'''

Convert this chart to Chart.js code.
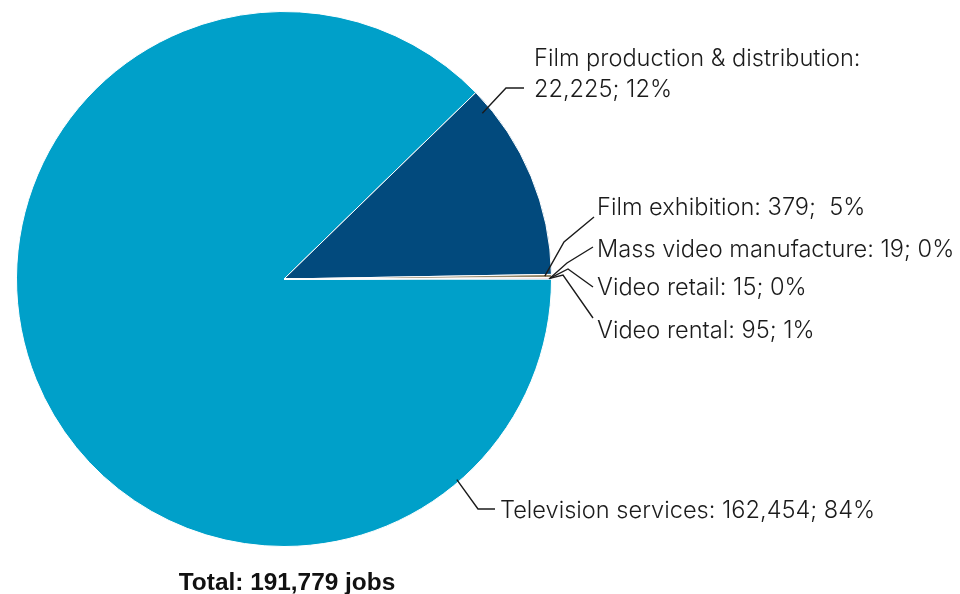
<!DOCTYPE html>
<html>
<head>
<meta charset="utf-8">
<script src="https://cdn.jsdelivr.net/npm/chart.js@4/dist/chart.umd.min.js"></script>
<style>
  html, body { margin: 0; padding: 0; background: #ffffff; }
  #wrap { width: 960px; height: 594px; position: relative; }
</style>
</head>
<body>
<div id="wrap"><canvas id="jobsPie" width="960" height="594"></canvas></div>
<script>
// Jobs by industry segment
const categories = [
  'Television services',
  'Film production & distribution',
  'Film exhibition',
  'Mass video manufacture',
  'Video retail',
  'Video rental'
];
const jobs = [162454, 22225, 379, 19, 15, 95];
const shareLabels = ['84%', '12%', '5%', '0%', '0%', '1%'];
const valueSeparators = ['; ', '; ', ';  ', '; ', '; ', '; '];
const totalJobs = 191779;
const sliceColors = ['#00a0c9', '#024a7d', '#938567', '#dca522', '#f3efe6', '#c7202b'];

const fmt = n => n.toLocaleString('en-US');

// Callout geometry: where the leader leaves the slice (fraction of the arc span
// and of the radius), its bend points, and where the text sits.
const callouts = [
  { frac: 0.156, r: 0.99, path: [[478, 509], [495, 509]], x: 500, base: [518], split: false },
  { frac: 0.10,  r: 0.966, path: [[506, 88], [524, 88]],  x: 534, base: [66, 97], split: true },
  { frac: 0.5,   r: 0.975, path: [[564, 242], [594, 217]], x: 597, base: [215], split: false },
  { frac: 0.5,   r: 0.995, path: [[567, 263], [593, 247]], x: 597, base: [257], split: false },
  { frac: 0.5,   r: 0.995, path: [[568, 269], [593, 287]], x: 597, base: [295], split: false },
  { frac: 0.5,   r: 0.99,  path: [[563, 275], [593, 318]], x: 597, base: [338], split: false }
];

const labelFont = '300 23.6px Inter';
const totalFont = 'bold 24.4px "Liberation Sans"';

const calloutPlugin = {
  id: 'callouts',
  afterDatasetsDraw(chart) {
    const ctx = chart.ctx;
    const arcs = chart.getDatasetMeta(0).data;
    ctx.save();
    ctx.strokeStyle = '#1b1b1b';
    ctx.lineWidth = 1.4;
    ctx.lineJoin = 'miter';
    callouts.forEach((c, i) => {
      const p = arcs[i].getProps(['x', 'y', 'startAngle', 'endAngle', 'outerRadius'], true);
      const ang = p.startAngle + (p.endAngle - p.startAngle) * c.frac;
      const rad = p.outerRadius * c.r;
      ctx.beginPath();
      ctx.moveTo(p.x + Math.cos(ang) * rad, p.y + Math.sin(ang) * rad);
      c.path.forEach(([x, y]) => ctx.lineTo(x, y));
      ctx.stroke();

      const valuePart = fmt(jobs[i]) + valueSeparators[i] + shareLabels[i];
      const lines = c.split
        ? [categories[i] + ':', valuePart]
        : [categories[i] + ': ' + valuePart];
      ctx.fillStyle = '#1b1b1b';
      ctx.font = labelFont;
      ctx.textAlign = 'left';
      ctx.textBaseline = 'alphabetic';
      lines.forEach((t, k) => ctx.fillText(t, c.x, c.base[k]));
    });

    ctx.font = totalFont;
    ctx.fillStyle = '#111111';
    ctx.textAlign = 'center';
    ctx.fillText('Total: ' + fmt(totalJobs) + ' jobs', 287, 590);
    ctx.restore();
  }
};

function build() {
  new Chart(document.getElementById('jobsPie'), {
    type: 'pie',
    data: {
      labels: categories,
      datasets: [{
        data: jobs,
        backgroundColor: sliceColors,
        borderColor: '#ffffff',
        borderWidth: 1
      }]
    },
    options: {
      responsive: false,
      animation: false,
      rotation: 90,
      layout: { padding: { left: 16, right: 408, top: 11, bottom: 47 } },
      plugins: {
        legend: { display: false },
        tooltip: { enabled: false },
        title: { display: false }
      }
    },
    plugins: [calloutPlugin]
  });
}

Promise.all([
  document.fonts.load(labelFont),
  document.fonts.load(totalFont)
]).then(build, build);
</script>
</body>
</html>
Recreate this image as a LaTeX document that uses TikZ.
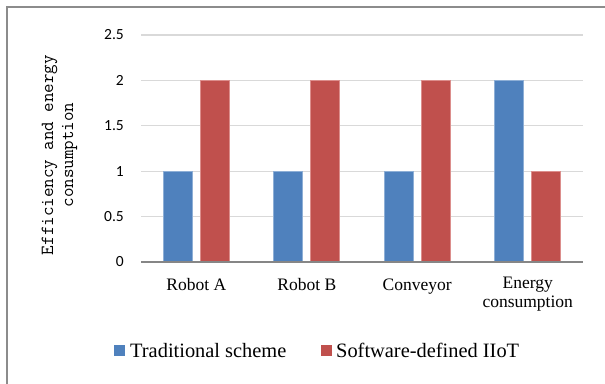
\documentclass[tikz,border=0pt]{standalone}
\usepackage{fontspec}
\setmainfont{Liberation Serif}
\newfontfamily\tickfont{Carlito}
\definecolor{barblue}{HTML}{4F81BD}
\definecolor{barred}{HTML}{C0504D}
\definecolor{barblueedge}{HTML}{8EAFD6}
\definecolor{barrededge}{HTML}{DC8E8C}
\definecolor{gridgray}{HTML}{D9D9D9}
\definecolor{axisgray}{HTML}{868686}
\definecolor{framegray}{HTML}{8C8C8C}
\begin{document}
\begin{tikzpicture}[x=1pt,y=-1pt,
  gridline/.style={draw=gridgray,line width=1.3pt},
  axisline/.style={draw=axisgray,line width=2pt},
  bluebar/.style={fill=barblue,draw=barblueedge,line width=0.8pt},
  redbar/.style={fill=barred,draw=barrededge,line width=0.8pt},
  ticklabel/.style={anchor=east,font=\tickfont\fontsize{15.5}{18}\selectfont,inner sep=0pt},
  catlabel/.style={anchor=base,font=\fontsize{17.5}{20}\selectfont,inner sep=0pt,align=center},
  legendtext/.style={anchor=base west,font=\fontsize{20.4}{24}\selectfont,inner sep=0pt},
  axistitle/.style={rotate=90,anchor=base,font=\ttfamily\fontsize{18.5}{20}\selectfont,inner sep=0pt}]
\useasboundingbox (0,0) rectangle (605,383);
\fill[white] (0,0) rectangle (605,383);
% chart frame (runs off the right and bottom edges)
\draw[draw=framegray,line width=1.8pt] (7,390) -- (7,7) -- (612,7);

% horizontal gridlines and value labels
\foreach \v in {0.5,1,1.5,2,2.5}{
  \draw[gridline] (141,262-90.8*\v) -- (583,262-90.8*\v);
}
\foreach \v/\lab [count=\i] in {0/0,0.5/0.5,1/1,1.5/1.5,2/2,2.5/2.5}{
  \node[ticklabel] (tick\i) at (124,262-90.8*\v) {\lab};
}

% bars: traditional scheme / software-defined IIoT
\foreach \t/\s [count=\i] in {1/2,1/2,1/2,2/1}{
  \pgfmathsetmacro{\c}{141+110.5*(\i-0.5)}
  \draw[bluebar] (\c-33,262) rectangle (\c-4,262-90.8*\t);
  \draw[redbar] (\c+4,262) rectangle (\c+33,262-90.8*\s);
}
% category axis
\draw[axisline] (141,262) -- (583,262);

% category labels
\node[catlabel] (catA) at (196.25,290) {Robot A};
\node[catlabel] (catB) at (306.75,290) {Robot B};
\node[catlabel] (catC) at (417.25,290) {Conveyor};
\node[catlabel,anchor=north] (catD) at (527.75,276.5) {Energy\\[-0.5pt]consumption};

% value axis title
\node[axistitle] (title1) at (53,155) {Efficiency and energy};
\node[axistitle] (title2) at (73,155) {consumption};

% legend
\fill[barblue] (114,344.5) rectangle (125,356);
\node[legendtext] (leg1) at (130,357) {Traditional scheme};
\fill[barred] (320.5,344.5) rectangle (331.5,356);
\node[legendtext] (leg2) at (336,357) {Software-defined IIoT};
\end{tikzpicture}
\end{document}
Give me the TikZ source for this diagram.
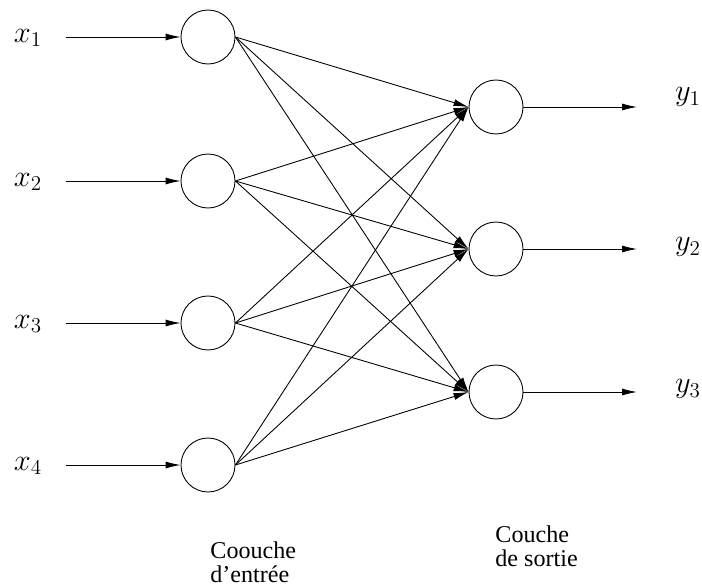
\documentclass[tikz,border=0pt]{standalone}
\usepackage{fontspec}
\setmainfont{Liberation Serif}
\usepackage{tikz}
\usetikzlibrary{arrows.meta}

\begin{document}
\begin{tikzpicture}[>={Latex[length=3mm,width=1.4mm]}, line width=0.5pt]
			\tikzstyle{neuron}=[circle,draw=black,minimum size=1.08cm,inner sep=0pt]
			\tikzstyle{var}=[inner sep=0pt, font=\LARGE]
			\tikzstyle{caption}=[inner sep=0pt, align=left, anchor=north west, font=\fontsize{13.7}{13.8}\selectfont]
			\useasboundingbox (0,0) rectangle (14.04,-11.76);
			
			% Draw neurons
			\node[neuron] (in1) at (4.16,-0.74) {};
			\node[neuron] (in2) at (4.16,-3.62) {};
			\node[neuron] (in3) at (4.16,-6.46) {};
			\node[neuron] (in4) at (4.16,-9.30) {};
			\node[neuron] (out1) at (9.92,-2.14) {};
			\node[neuron] (out2) at (9.92,-4.98) {};
			\node[neuron] (out3) at (9.92,-7.84) {};
			
			% Inputs and outputs
			\node[var] (x1) at (0.56,-0.76) {$x_1$};
			\node[var] (x2) at (0.56,-3.64) {$x_2$};
			\node[var] (x3) at (0.56,-6.48) {$x_3$};
			\node[var] (x4) at (0.56,-9.32) {$x_4$};
			\coordinate (s1) at (1.32,-0.74);
			\coordinate (s2) at (1.32,-3.62);
			\coordinate (s3) at (1.32,-6.46);
			\coordinate (s4) at (1.32,-9.30);
			\node[var] (y1) at (13.76,-1.94) {$y_1$};
			\node[var] (y2) at (13.76,-4.94) {$y_2$};
			\node[var] (y3) at (13.76,-7.78) {$y_3$};
			\coordinate (e1) at (12.74,-2.14);
			\coordinate (e2) at (12.74,-4.98);
			\coordinate (e3) at (12.74,-7.84);
			
			% Draw arrows
			\path[->] (s1) edge (in1);
			\path[->] (s2) edge (in2);
			\path[->] (s3) edge (in3);
			\path[->] (s4) edge (in4);
			\path[->] (in1.east) edge (out1.west);
			\path[->] (in1.east) edge (out2.west);
			\path[->] (in1.east) edge (out3.west);
			\path[->] (in2.east) edge (out1.west);
			\path[->] (in2.east) edge (out2.west);
			\path[->] (in2.east) edge (out3.west);
			\path[->] (in3.east) edge (out1.west);
			\path[->] (in3.east) edge (out2.west);
			\path[->] (in3.east) edge (out3.west);
			\path[->] (in4.east) edge (out1.west);
			\path[->] (in4.east) edge (out2.west);
			\path[->] (in4.east) edge (out3.west);
			\path[->] (out1) edge (e1);
			\path[->] (out2) edge (e2);
			\path[->] (out3) edge (e3);
			
			\node[caption] (c1) at (4.20,-10.82) {Coouche\\d'entrée};
			\node[caption] (c2) at (9.90,-10.50) {Couche\\de sortie};
			
		\end{tikzpicture}
\end{document}
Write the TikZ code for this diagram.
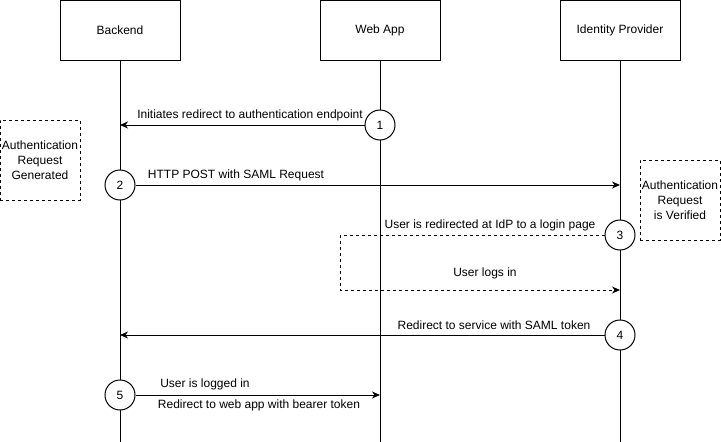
\documentclass[tikz,border=0pt]{standalone}
\usepackage{fontspec}
\setmainfont{Liberation Sans}
\usetikzlibrary{arrows.meta}

\begin{document}
\begin{tikzpicture}[x=1pt,y=-1pt,line width=1pt,font=\fontsize{12}{14}\selectfont,
	actor/.style={draw, minimum width=120, minimum height=60, inner sep=0},
	stepno/.style={circle, draw, fill=white, minimum size=30, inner sep=0},
	notebox/.style={draw, dash pattern=on 3pt off 3pt, minimum width=80, minimum height=80, inner sep=0, align=center, font=\fontsize{12}{15}\selectfont},
	msg/.style={inner sep=1pt},
	dashline/.style={dash pattern=on 3pt off 3pt},
	tip/.style={-{Stealth[length=8pt,width=7pt,inset=2.5pt]}}]
	
	\useasboundingbox (0,0) rectangle (721,442);
	
	\node[actor] (backend) at (120,30) {Backend};
	\node[actor] (webapp) at (380,30) {Web App};
	\node[actor] (idp) at (620,30) {Identity Provider};
	
	\coordinate (backendend) at (120,442);
	\coordinate (webappend) at (380,442);
	\coordinate (idpend) at (620,442);
	
	\draw (backend.south) -- (backendend);
	\draw (webapp.south) -- (webappend);
	\draw (idp.south) -- (idpend);
	
	\coordinate (b1) at (120,125);
	\coordinate (i2) at (620,185);
	\coordinate (w3a) at (340,235);
	\coordinate (w3b) at (340,290);
	\coordinate (i3) at (620,290);
	\coordinate (b4) at (120,335);
	\coordinate (w5) at (380,395);
	
	\node[stepno] (one) at (380,125) {1};
	\node[stepno] (two) at (120,185) {2};
	\node[stepno] (three) at (620,235) {3};
	\node[stepno] (four) at (620,335) {4};
	\node[stepno] (five) at (120,395) {5};
	
	\node[notebox] (generated) at (40,160) {Authentication\\Request\\Generated};
	\node[notebox] (verified) at (680,200) {Authentication\\Request\\is Verified};
	
	\draw[tip] (one) -- (b1);
	\node[msg] (m1) at (250,115) {Initiates redirect to authentication endpoint};
	
	\draw[tip] (two) -- (i2);
	\node[msg] (m2) at (236,175) {HTTP POST with SAML Request};
	
	\draw[dashline,tip] (three) -- (w3a) -- (w3b) -- (i3);
	\node[msg] (m3) at (490,225) {User is redirected at IdP to a login page};
	\node[msg] (m3b) at (485,273) {User logs in};
	
	\draw[tip] (four) -- (b4);
	\node[msg] (m4) at (494,325) {Redirect to service with SAML token};
	
	\draw[tip] (five) -- (w5);
	\node[msg] (m5) at (205,384) {User is logged in};
	\node[msg] (m5b) at (259,405) {Redirect to web app with bearer token};
	
\end{tikzpicture}
\end{document}
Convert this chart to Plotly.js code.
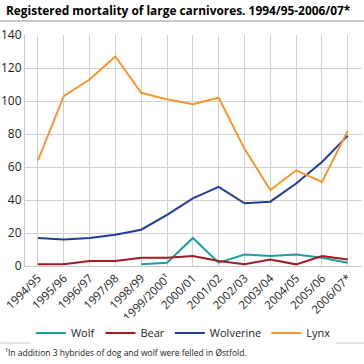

'''

Directions:
Print, exactly as written, the lines above from the first one to the one containing "const totalFont = 'bold". Leave out pictures.

Written solution:
Convert this chart to Chart.js code.
<!DOCTYPE html>
<html>
<head>
<meta charset="utf-8">
<script src="https://cdn.jsdelivr.net/npm/chart.js@4/dist/chart.umd.min.js"></script>
<style>
  html, body { margin: 0; padding: 0; background: #ffffff; }
  #wrap { width: 960px; height: 594px; position: relative; }
</style>
</head>
<body>
<div id="wrap"><canvas id="jobsPie" width="960" height="594"></canvas></div>
<script>
// Jobs by industry segment
const categories = [
  'Television services',
  'Film production & distribution',
  'Film exhibition',
  'Mass video manufacture',
  'Video retail',
  'Video rental'
];
const jobs = [162454, 22225, 379, 19, 15, 95];
const shareLabels = ['84%', '12%', '5%', '0%', '0%', '1%'];
const valueSeparators = ['; ', '; ', ';  ', '; ', '; ', '; '];
const totalJobs = 191779;
const sliceColors = ['#00a0c9', '#024a7d', '#938567', '#dca522', '#f3efe6', '#c7202b'];

const fmt = n => n.toLocaleString('en-US');

// Callout geometry: where the leader leaves the slice (fraction of the arc span
// and of the radius), its bend points, and where the text sits.
const callouts = [
  { frac: 0.156, r: 0.99, path: [[478, 509], [495, 509]], x: 500, base: [518], split: false },
  { frac: 0.10,  r: 0.966, path: [[506, 88], [524, 88]],  x: 534, base: [66, 97], split: true },
  { frac: 0.5,   r: 0.975, path: [[564, 242], [594, 217]], x: 597, base: [215], split: false },
  { frac: 0.5,   r: 0.995, path: [[567, 263], [593, 247]], x: 597, base: [257], split: false },
  { frac: 0.5,   r: 0.995, path: [[568, 269], [593, 287]], x: 597, base: [295], split: false },
  { frac: 0.5,   r: 0.99,  path: [[563, 275], [593, 318]], x: 597, base: [338], split: false }
];

const labelFont = '300 23.6px Inter';
const totalFont = 'bold 24.4px "Liberation Sans"';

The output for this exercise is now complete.